Do you have an above-average mom? Then she deserves an above-average Mother’s Day.
There is no shortage of consumer survey data out there concerning projected Mother’s Day spending this year. After an examination the numbers, we present five strategies to employ so that you can at least make the case you’ve gone over and above the average, mathematically speaking, to honor your mother.
Spend More Than $168.94
According to the National Retail Federation, consumers will spend an average of $168.94 on moms this Mother’s Day, an all-time high, up 11% from last year’s average of $152.52. These figures don’t necessarily represent spending on a single gift; instead, the average is the total amount the individual consumer spends on Mother’s Day—including restaurant meals, and gifts for one’s mother, as well as wives, mother-in-laws, and such. Among the hottest gifts this year is a category not usually associated with Mother’s Day: electronics. The NRF anticipates American consumers will drop a record-high $2.3 billion on electronics, up from $1.6 billion in 2012.
Spend More Than $40
If the NRF’s figure seems a bit too steep, consider the survey data from Offers.com. In its poll, 52% of respondents said that they would be spending $40 or under on a Mother’s Day gift. Go over that mark and you’re good.
Buy Something That’s (Yikes) Not on Sale
In a PriceGrabber poll, 55% of online shoppers said that free shipping would help entice them to buy a produce for service for Mother’s day, while 44% indicated a price cut would do the trick. Just 23% of shoppers said that retailer tactics would not influence their Mother’s Day buying decisions in any way—presumably because they’ve already made up their minds about the perfect gift for mom, and a 10% off promotional code won’t make a difference.
Go Out to More than One Restaurant Meal
Tons of sons and daughters take their mothers out to a restaurant on Mother’s Day. According to the National Restaurant Association, more than one-quarter of Americans plan on dining out on Mother’s Day, and another 10% will get restaurant takeout or delivery. Among those who plan on dining out, there’s an elite group that’s sure to be in mom’s good graces—the 23% who will be eating at restaurants for more than one meal on Sunday. Hopefully, it’s not Mom who is picking up any of the bills, and hopefully, sons, daughters, and dads aren’t counting IKEA as one of those restaurant meals; the furniture giant is offering free breakfast and coffee (normal price: $1.98 total) on Mother’s Day. And unless you absolutely know your mom would just love this deal, it’s probably unwise to take advantage of the “moms eat free” offer at Hooters on Mother’s Day.
Just Spend a Little More Than Last Year
In sharp contrast to NRF’s data indicating that Mother’s Day expenditures will rise over 10% this year, the research firm IBISWorld estimates that gift spending for the holiday will inch up by a mere 0.2% compared to last year.

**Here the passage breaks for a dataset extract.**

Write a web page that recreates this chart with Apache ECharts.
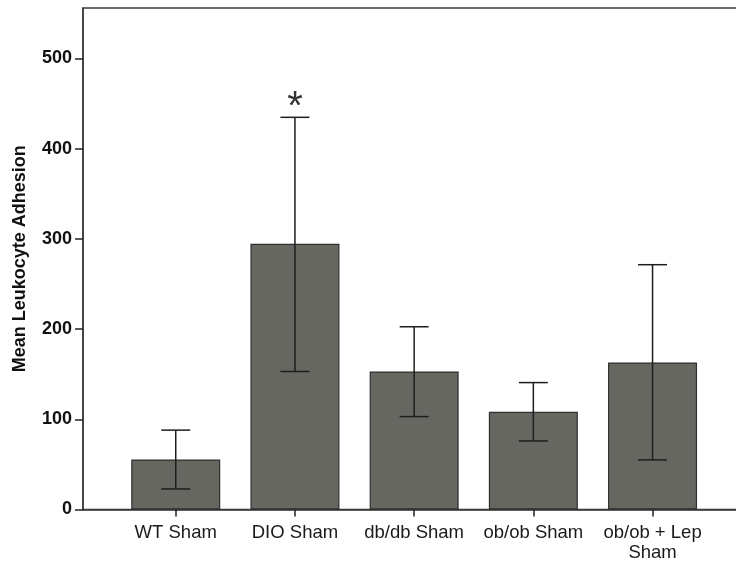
<!DOCTYPE html>
<html>
<head>
<meta charset="utf-8">
<script src="https://cdn.jsdelivr.net/npm/echarts@6/dist/echarts.min.js"></script>
<style>html,body{margin:0;padding:0;background:#fff}#c{width:736px;height:561px}</style>
</head>
<body>
<div id="c"></div>
<script>
const categories = ['WT Sham', 'DIO Sham', 'db/db Sham', 'ob/ob Sham', 'ob/ob + Lep\nSham'];
const means = [55.5, 294.7, 153, 108.3, 163];
const errLow = [22.8, 153, 103, 76, 55];
const errHigh = [88, 434.8, 202.6, 140.7, 271.4];
const significance = ['', '*', '', '', ''];
const yTicks = [0, 100, 200, 300, 400, 500];

const positions = categories.map((c, i) => i + 1);
const barData = positions.map((p, i) => [p, means[i]]);
const errData = positions.map((p, i) => [p, errLow[i], errHigh[i]]);

const chart = echarts.init(document.getElementById('c'), null, {renderer: 'canvas'});
chart.setOption({
  animation: false,
  backgroundColor: '#fff',
  grid: {left: 83, top: 8, right: -10, bottom: 51.5, outerBoundsMode: 'none', containLabel: false, show: true, borderColor: '#3a3a3a', borderWidth: 1.5, backgroundColor: 'transparent'},
  xAxis: {
    type: 'value', min: 0.222, max: 5.784,
    splitLine: {show: false},
    axisLine: {show: true, lineStyle: {color: '#3a3a3a', width: 1.5}},
    axisTick: {show: true, customValues: positions, length: 7, lineStyle: {color: '#222', width: 1.5}},
    axisLabel: {
      customValues: positions, margin: 13,
      formatter: v => categories[Math.round(v) - 1] || '',
      fontFamily: 'Liberation Sans, Arial, sans-serif', fontSize: 18.5, color: '#1a1a1a', lineHeight: 20, align: 'center'
    }
  },
  yAxis: {
    type: 'value', min: 0, max: 556,
    name: 'Mean Leukocyte Adhesion', nameLocation: 'middle', nameGap: 54, nameRotate: 90,
    nameTextStyle: {fontFamily: 'Liberation Sans, Arial, sans-serif', fontSize: 18, fontWeight: 'bold', color: '#111'},
    splitLine: {show: false},
    axisLine: {show: true, lineStyle: {color: '#3a3a3a', width: 1.5}},
    axisTick: {show: true, customValues: yTicks, length: 8, lineStyle: {color: '#222', width: 1.5}},
    axisLabel: {customValues: yTicks, margin: 11, fontFamily: 'Liberation Sans, Arial, sans-serif', fontSize: 18, fontWeight: 'bold', color: '#111'}
  },
  series: [
    {
      type: 'bar', data: barData, barWidth: 89,
      itemStyle: {color: '#676762', borderColor: '#2e2e2e', borderWidth: 1.2}
    },
    {
      type: 'custom', data: errData, z: 10,
      renderItem: function (params, api) {
        const x = api.value(0), lo = api.value(1), hi = api.value(2);
        const pLo = api.coord([x, lo]), pHi = api.coord([x, hi]);
        const cap = 14.5;
        const style = {stroke: '#1e1e1e', lineWidth: 1.5};
        const children = [
          {type: 'line', shape: {x1: pLo[0], y1: pLo[1], x2: pHi[0], y2: pHi[1]}, style: style},
          {type: 'line', shape: {x1: pLo[0] - cap, y1: pLo[1], x2: pLo[0] + cap, y2: pLo[1]}, style: style},
          {type: 'line', shape: {x1: pHi[0] - cap, y1: pHi[1], x2: pHi[0] + cap, y2: pHi[1]}, style: style}
        ];
        const s = significance[params.dataIndex];
        if (s) {
          children.push({type: 'text', x: pHi[0], y: pHi[1] + 11, style: {text: s, fill: '#333', font: '40px Liberation Sans, Arial, sans-serif', align: 'center', verticalAlign: 'bottom'}});
        }
        return {type: 'group', children: children};
      }
    }
  ]
});
</script>
</body>
</html>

Spending on flowers and gift cards is expected to be up a bit (3.9% and 2.2%, respectively), at the same time that money allocated to Mother’s Day greeting cards and, interestingly, electronics is supposed to be down by 5.3%.
So overall, if your mom was happy on Mother’s Day last year, you’re probably safe if you basically do a repeat performance. You know mothers, though. It couldn’t hurt to spend just a little more, or do something extra to make Mother’s Day this year a wee bit more special.